▶ _Stated goal_: Each line below should be retyped exactly, with no pictures.

▶ _Supplied data_:
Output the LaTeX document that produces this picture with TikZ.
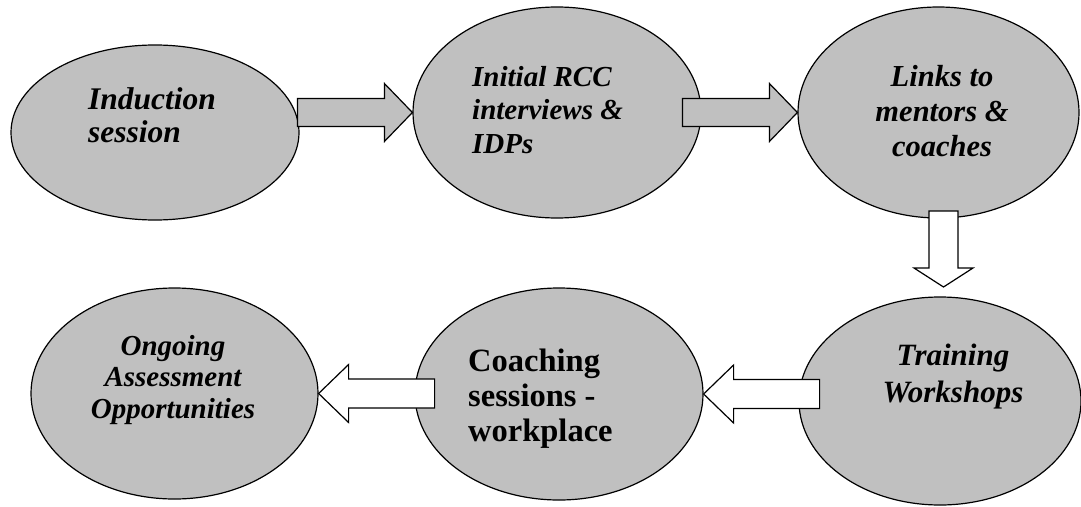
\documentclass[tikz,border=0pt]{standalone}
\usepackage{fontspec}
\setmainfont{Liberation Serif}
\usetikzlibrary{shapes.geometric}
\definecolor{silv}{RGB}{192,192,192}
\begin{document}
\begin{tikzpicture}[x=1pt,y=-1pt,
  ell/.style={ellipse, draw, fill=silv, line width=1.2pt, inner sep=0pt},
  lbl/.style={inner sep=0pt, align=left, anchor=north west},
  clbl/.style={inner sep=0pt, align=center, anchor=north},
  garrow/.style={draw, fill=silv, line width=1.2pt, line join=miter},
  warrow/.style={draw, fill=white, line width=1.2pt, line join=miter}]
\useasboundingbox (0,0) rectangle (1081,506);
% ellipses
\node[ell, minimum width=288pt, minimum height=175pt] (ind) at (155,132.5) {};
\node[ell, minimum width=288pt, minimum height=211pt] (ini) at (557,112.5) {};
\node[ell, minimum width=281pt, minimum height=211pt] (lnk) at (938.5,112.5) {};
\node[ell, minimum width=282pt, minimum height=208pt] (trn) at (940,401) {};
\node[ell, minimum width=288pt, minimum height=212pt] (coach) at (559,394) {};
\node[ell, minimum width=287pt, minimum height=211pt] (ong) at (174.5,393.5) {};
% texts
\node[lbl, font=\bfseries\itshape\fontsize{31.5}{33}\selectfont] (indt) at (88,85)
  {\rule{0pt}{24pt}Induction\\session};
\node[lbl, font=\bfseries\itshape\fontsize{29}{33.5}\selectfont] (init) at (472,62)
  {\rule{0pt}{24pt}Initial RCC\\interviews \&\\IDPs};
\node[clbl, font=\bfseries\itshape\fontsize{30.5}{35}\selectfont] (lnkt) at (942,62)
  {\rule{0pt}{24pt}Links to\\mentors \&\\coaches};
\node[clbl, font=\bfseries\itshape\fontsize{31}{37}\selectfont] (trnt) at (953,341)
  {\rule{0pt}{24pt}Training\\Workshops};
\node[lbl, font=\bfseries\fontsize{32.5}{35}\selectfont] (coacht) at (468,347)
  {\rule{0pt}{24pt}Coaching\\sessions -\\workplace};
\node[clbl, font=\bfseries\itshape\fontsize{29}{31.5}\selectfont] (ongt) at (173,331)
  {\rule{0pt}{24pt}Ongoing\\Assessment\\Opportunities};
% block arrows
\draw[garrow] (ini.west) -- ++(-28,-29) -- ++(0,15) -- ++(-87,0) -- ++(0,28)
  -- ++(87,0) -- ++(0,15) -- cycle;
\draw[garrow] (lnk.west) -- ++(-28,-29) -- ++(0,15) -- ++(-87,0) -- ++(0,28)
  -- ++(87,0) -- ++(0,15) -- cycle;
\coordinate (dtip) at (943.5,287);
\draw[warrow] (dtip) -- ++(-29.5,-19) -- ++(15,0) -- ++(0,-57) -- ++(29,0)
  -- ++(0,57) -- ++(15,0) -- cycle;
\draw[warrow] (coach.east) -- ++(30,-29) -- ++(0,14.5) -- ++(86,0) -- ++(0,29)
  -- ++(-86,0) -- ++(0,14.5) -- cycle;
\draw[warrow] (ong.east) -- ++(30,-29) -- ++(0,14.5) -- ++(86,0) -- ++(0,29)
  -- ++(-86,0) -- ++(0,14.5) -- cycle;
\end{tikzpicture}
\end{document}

▶ _Full response_:
Output the LaTeX document that produces this picture with TikZ.
\documentclass[tikz,border=0pt]{standalone}
\usepackage{fontspec}
\setmainfont{Liberation Serif}
\usetikzlibrary{shapes.geometric}
\definecolor{silv}{RGB}{192,192,192}
\begin{document}
\begin{tikzpicture}[x=1pt,y=-1pt,
  ell/.style={ellipse, draw, fill=silv, line width=1.2pt, inner sep=0pt},
  lbl/.style={inner sep=0pt, align=left, anchor=north west},
  clbl/.style={inner sep=0pt, align=center, anchor=north},
  garrow/.style={draw, fill=silv, line width=1.2pt, line join=miter},
  warrow/.style={draw, fill=white, line width=1.2pt, line join=miter}]
\useasboundingbox (0,0) rectangle (1081,506);
% ellipses
\node[ell, minimum width=288pt, minimum height=175pt] (ind) at (155,132.5) {};
\node[ell, minimum width=288pt, minimum height=211pt] (ini) at (557,112.5) {};
\node[ell, minimum width=281pt, minimum height=211pt] (lnk) at (938.5,112.5) {};
\node[ell, minimum width=282pt, minimum height=208pt] (trn) at (940,401) {};
\node[ell, minimum width=288pt, minimum height=212pt] (coach) at (559,394) {};
\node[ell, minimum width=287pt, minimum height=211pt] (ong) at (174.5,393.5) {};
% texts
\node[lbl, font=\bfseries\itshape\fontsize{31.5}{33}\selectfont] (indt) at (88,85)
  {\rule{0pt}{24pt}Induction\\session};
\node[lbl, font=\bfseries\itshape\fontsize{29}{33.5}\selectfont] (init) at (472,62)
  {\rule{0pt}{24pt}Initial RCC\\interviews \&\\IDPs};
\node[clbl, font=\bfseries\itshape\fontsize{30.5}{35}\selectfont] (lnkt) at (942,62)
  {\rule{0pt}{24pt}Links to\\mentors \&\\coaches};
\node[clbl, font=\bfseries\itshape\fontsize{31}{37}\selectfont] (trnt) at (953,341)
  {\rule{0pt}{24pt}Training\\Workshops};
\node[lbl, font=\bfseries\fontsize{32.5}{35}\selectfont] (coacht) at (468,347)
  {\rule{0pt}{24pt}Coaching\\sessions -\\workplace};
\node[clbl, font=\bfseries\itshape\fontsize{29}{31.5}\selectfont] (ongt) at (173,331)
  {\rule{0pt}{24pt}Ongoing\\Assessment\\Opportunities};
% block arrows
\draw[garrow] (ini.west) -- ++(-28,-29) -- ++(0,15) -- ++(-87,0) -- ++(0,28)
  -- ++(87,0) -- ++(0,15) -- cycle;
\draw[garrow] (lnk.west) -- ++(-28,-29) -- ++(0,15) -- ++(-87,0) -- ++(0,28)
  -- ++(87,0) -- ++(0,15) -- cycle;
\coordinate (dtip) at (943.5,287);
\draw[warrow] (dtip) -- ++(-29.5,-19) -- ++(15,0) -- ++(0,-57) -- ++(29,0)
  -- ++(0,57) -- ++(15,0) -- cycle;
\draw[warrow] (coach.east) -- ++(30,-29) -- ++(0,14.5) -- ++(86,0) -- ++(0,29)
  -- ++(-86,0) -- ++(0,14.5) -- cycle;
\draw[warrow] (ong.east) -- ++(30,-29) -- ++(0,14.5) -- ++(86,0) -- ++(0,29)
  -- ++(-86,0) -- ++(0,14.5) -- cycle;
\end{tikzpicture}
\end{document}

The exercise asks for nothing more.